A Single-replica Edition cluster uses highly reliable disks to prevent data losses.
Shard
In scenarios in which a large amount of data must be processed, the storage and computing resources of a single server may cause performance bottlenecks. To further improve service efficiency, ApsaraDB for ClickHouse distributes and stores a large amount of data on multiple servers. Each server stores and processes only a specific amount of data. Each server is called a shard.
Replica
To ensure data security and high availability when an error occurs, ApsaraDB for ClickHouse provides replicas. Data on a server can be replicated to two or more servers.
Table
Tables are used to store the basic structure of data. A table consists of rows and columns. Each column represents a field, and each row represents a record.
ApsaraDB for ClickHouse tables are classified into local tables and distributed tables based on data distribution.
Table type | Description | Comparison |
Table type | Description | Comparison |
Local table | When you write data to a local table, the data is written only to the server on which the local table is stored and cannot be distributed to other servers. |
|
Distributed table | A distributed table is a collection of local tables. A distributed table consists of multiple local tables. A distributed table abstracts local tables into a centralized table and allows external users to query and analyze data in the table. When data is written to a distributed table, the data is automatically distributed to each local table of the distributed table. When data in a distributed table is queried, the data in each local table is queried. The query results of all local tables are aggregated and returned. |
ApsaraDB for ClickHouse tables are classified into non-replicated tables and replicated tables based on the storage engine.
Table type | Description | Comparison |
Table type | Description | Comparison |
Non-replicated table | A non-replicated table is stored on a single server and cannot be replicated to other servers. A non-replicated table has only one replica. |
|
Replicated table | Data in a replicated table is automatically replicated to multiple servers. A replicated table can have multiple replicas. |
Data part
A data part is a data fragment stored on a hard disk and serves as the basic unit of data storage in an ApsaraDB for ClickHouse table. Each time you write data to a table, a new data part is generated. Each data part is self-contained, including all columns and indexes for the segment of the data, and maintains the order of data. A data part allows you to perform merging and compression operations in an efficient manner, which is essential for high-performance data query and processing in AparaDB for ClickHouse.
Enterprise Edition
ApsaraDB for ClickHouse cluster
An ApsaraDB for ClickHouse cluster consists of a specific amount of computing and storage resources and provides a platform as a service (PaaS) service that features data storage and analysis capabilities based on the ClickHouse engine.
Worker node
Worker nodes are replica nodes in an ApsaraDB for ClickHouse cluster, which are involved in the actual computational tasks of the engine.
CCU
ClickHouse Compute Unit (CCU) is the billing unit of computing resources in an ApsaraDB for ClickHouse cluster. One CCU is equal to one virtual CPU (vCPU) and 4 GiB of memory. Standard billing unit: CCU per minute.

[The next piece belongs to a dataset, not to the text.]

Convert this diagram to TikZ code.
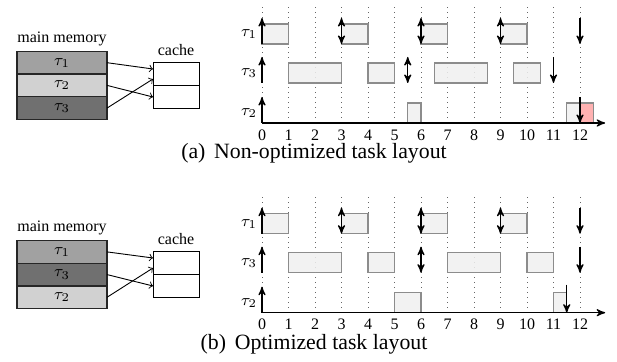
\documentclass[tikz,border=0pt]{standalone}
\usepackage{fontspec}
\setmainfont{Liberation Serif}
\usetikzlibrary{arrows}
\usetikzlibrary{positioning}

\tikzset{
  memblock/.style={draw=black!85, line width=0.6pt, minimum width=45pt, minimum height=11.35pt,
    inner sep=0pt, outer sep=0pt, font=\fontsize{8}{9}\selectfont},
  cacheslot/.style={draw, line width=0.5pt, minimum width=23pt, minimum height=11.5pt,
    inner sep=0pt, outer sep=0pt},
  smalltext/.style={inner sep=1pt, font=\fontsize{8}{9}\selectfont},
  captiontext/.style={inner sep=0pt, font=\fontsize{10.9}{12}\selectfont},
  memarrow/.style={->, >=to, line width=0.45pt},
  job/.style={draw=black!45, fill=black!6, fill opacity=0.85, line width=0.6pt},
  missed/.style={draw=black!45, fill=red!30, line width=0.6pt},
  release/.style={->, >=stealth', line width=0.6pt},
  deadline/.style={->, >=stealth', line width=0.6pt},
  reldead/.style={<->, >=stealth', line width=0.6pt},
  slotline/.style={black!60, dotted, line width=0.5pt}
}

\begin{document}
\begin{tikzpicture}[x=0.5pt, y=-0.5pt]
  \useasboundingbox (0,0) rectangle (617,362);

  % (a) memory layout
  \node[memblock, fill=black!37] (mtopa) at (62,62.7) {$\tau_1$};
  \node[memblock, fill=black!18, below=0pt of mtopa] (mtopb) {$\tau_2$};
  \node[memblock, fill=black!56, below=0pt of mtopb] (mtopc) {$\tau_3$};
  \node[smalltext, above=1.5pt of mtopa] (mtoplabel) {main memory};

  \node[cacheslot] (ctopa) at (176,74) {};
  \node[cacheslot, below=0pt of ctopa] (ctopb) {};
  \node[smalltext, above=2pt of ctopa] (ctoplabel) {cache};

  \draw[memarrow] (mtopa.east) -- ([yshift=2.5pt]ctopa.west);
  \draw[memarrow] (mtopb.east) -- (ctopb.west);
  \draw[memarrow] (mtopc.east) -- ([yshift=-2.5pt]ctopa.west);

  % (a) schedule
  \begin{scope}[xshift=131pt, yshift=-61.5pt, x=13.25pt, y=0.5pt]
    \foreach \t in {0,...,12}
      \draw[slotline] (\t,0) -- (\t,119);
    \foreach \t in {0,...,12}
      \node[smalltext] (tta\t) at (\t,-12) {\t};

    \node[smalltext, anchor=east] (rowa1) at (-0.1,89) {$\tau_1$};
    \node[smalltext, anchor=east] (rowa3) at (-0.1,50) {$\tau_3$};
    \node[smalltext, anchor=east] (rowa2) at (-0.1,10) {$\tau_2$};

    % tau_1
    \draw[job] (0,79) rectangle (1,99);
    \draw[job] (3,79) rectangle (4,99);
    \draw[job] (6,79) rectangle (7,99);
    \draw[job] (9,79) rectangle (10,99);
    % tau_3
    \draw[job] (1,40) rectangle (3,60);
    \draw[job] (4,40) rectangle (5,60);
    \draw[job] (6.5,40) rectangle (8.5,60);
    \draw[job] (9.5,40) rectangle (10.5,60);
    % tau_2
    \draw[job] (5.5,0) rectangle (6,20);
    \draw[job] (11.5,0) rectangle (12,20);
    \draw[missed] (12,0) rectangle (12.5,20);

    \draw[release] (0,79) -- (0,105);
    \draw[reldead] (3,79) -- (3,105);
    \draw[reldead] (6,79) -- (6,105);
    \draw[reldead] (9,79) -- (9,105);
    \draw[deadline] (12,105) -- (12,79);

    \draw[release] (0,40) -- (0,66);
    \draw[reldead] (5.5,40) -- (5.5,66);
    \draw[deadline] (11,66) -- (11,40);

    \draw[release] (0,0) -- (0,26);
    \draw[->, >=stealth', line width=0.6pt] (0,0) -- (12.95,0);
    \draw[deadline] (12,26) -- (12,0);
  \end{scope}

  \node[captiontext] (capa) at (314,153) {(a)\hspace{0.4em}Non-optimized task layout};

  % (b) memory layout
  \node[memblock, fill=black!37] (mbota) at (62,251.9) {$\tau_1$};
  \node[memblock, fill=black!56, below=0pt of mbota] (mbotb) {$\tau_3$};
  \node[memblock, fill=black!18, below=0pt of mbotb] (mbotc) {$\tau_2$};
  \node[smalltext, above=1.5pt of mbota] (mbotlabel) {main memory};

  \node[cacheslot] (cbota) at (176,263) {};
  \node[cacheslot, below=0pt of cbota] (cbotb) {};
  \node[smalltext, above=2pt of cbota] (cbotlabel) {cache};

  \draw[memarrow] (mbota.east) -- ([yshift=2.5pt]cbota.west);
  \draw[memarrow] (mbotb.east) -- (cbotb.west);
  \draw[memarrow] (mbotc.east) -- ([yshift=-2.5pt]cbota.west);

  % (b) schedule
  \begin{scope}[xshift=131pt, yshift=-156.35pt, x=13.25pt, y=0.5pt]
    \foreach \t in {0,...,12}
      \draw[slotline] (\t,0) -- (\t,119.7);
    \foreach \t in {0,...,12}
      \node[smalltext] (ttb\t) at (\t,-12) {\t};

    \node[smalltext, anchor=east] (rowb1) at (-0.1,89) {$\tau_1$};
    \node[smalltext, anchor=east] (rowb3) at (-0.1,50) {$\tau_3$};
    \node[smalltext, anchor=east] (rowb2) at (-0.1,10) {$\tau_2$};

    % tau_1
    \draw[job] (0,79) rectangle (1,99);
    \draw[job] (3,79) rectangle (4,99);
    \draw[job] (6,79) rectangle (7,99);
    \draw[job] (9,79) rectangle (10,99);
    % tau_3
    \draw[job] (1,40) rectangle (3,60);
    \draw[job] (4,40) rectangle (5,60);
    \draw[job] (7,40) rectangle (9,60);
    \draw[job] (10,40) rectangle (11,60);
    % tau_2
    \draw[job] (5,0) rectangle (6,20);
    \draw[job] (11,0) rectangle (11.5,20);

    \draw[release] (0,79) -- (0,105);
    \draw[reldead] (3,79) -- (3,105);
    \draw[reldead] (6,79) -- (6,105);
    \draw[reldead] (9,79) -- (9,105);
    \draw[deadline] (12,105) -- (12,79);

    \draw[release] (0,40) -- (0,66);
    \draw[reldead] (6,40) -- (6,66);
    \draw[deadline] (12,66) -- (12,40);

    \draw[release] (0,0) -- (0,26);
    \draw[->, >=stealth', line width=0.6pt] (0,0) -- (12.95,0);
    \draw[deadline] (11.5,28) -- (11.5,0);
  \end{scope}

  \node[captiontext] (capb) at (314,344) {(b)\hspace{0.4em}Optimized task layout};
\end{tikzpicture}
\end{document}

Auto scaling of computing resources
The system automatically adjusts the number of CCUs based on the memory usage.
Auto scaling range
You can specify the maximum and minimum numbers of CCUs. The system automatically scales resources within the range that you specify.
Storage resources
Storage resources are the shared storage solution used by Enterprise Edition and are billed based on the pay-as-you-go billing method.